Rick Bayless, Eating Matches, (More) Feelings

It turns out Rick Bayless isn’t singularly responsible for my impression that a perfect mole should make everyone cry. It was the film version of Like Water for Chocolate. Apparently it made a lot of sense to me that you would [contains spoiler] wind up eating matches and bursting into flames because the guy who loved but would never run off with you has died in your bed after years of being married to your flatulent sister. I cried and cried when I first watched it in 1992, and I cried and cried when I re-watched it recently, probably only because I was overtired from being out extremely late the night before. Why does everyone else go to bed before I do?

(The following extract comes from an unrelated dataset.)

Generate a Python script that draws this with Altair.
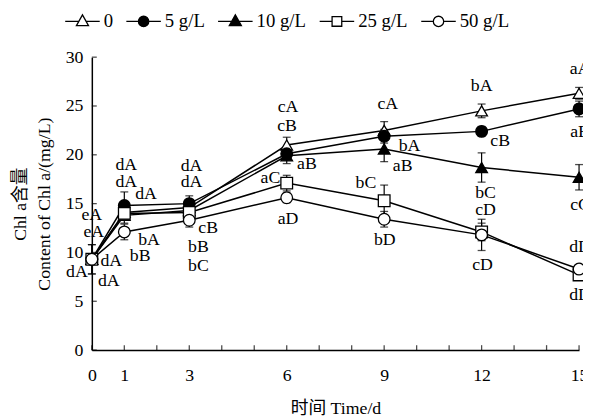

Years later, I watched Rick Bayless make a mole on Top Chef Masters that made the judges cry, or maybe he was the only one crying? It’s possible he too was crying from being overtired–he had spent a very long day trying to recreate a 70-ingredient mole without a recipe under the stress of competitive TV cooking. But I’d like to imagine it otherwise. I would like to imagine it was the closest he could have come in a reality television setting to Tita’s mole in Like Water for Chocolate, which was prepared not only bra-less, but with so much passion that it sent an entire wedding party into fits of tears—or diarrhea, or lovemaking, or, shoot—it’s been a couple of weeks now and details of the plot are getting a little hazy. I haven’t been cooking very much this summer but maybe I will pull it together and prepare a bra-less mole of my own. I think Laura Esquivel’s book contains some recipes, and if I tried to track that down, I could probably even figure out in advance which effect I might expect in order to tip off any dinner guests with sensitive stomachs or emotions. But wouldn’t that ruin it? Blessed are the match eaters. I think that’s right, but I’m only half Catholic.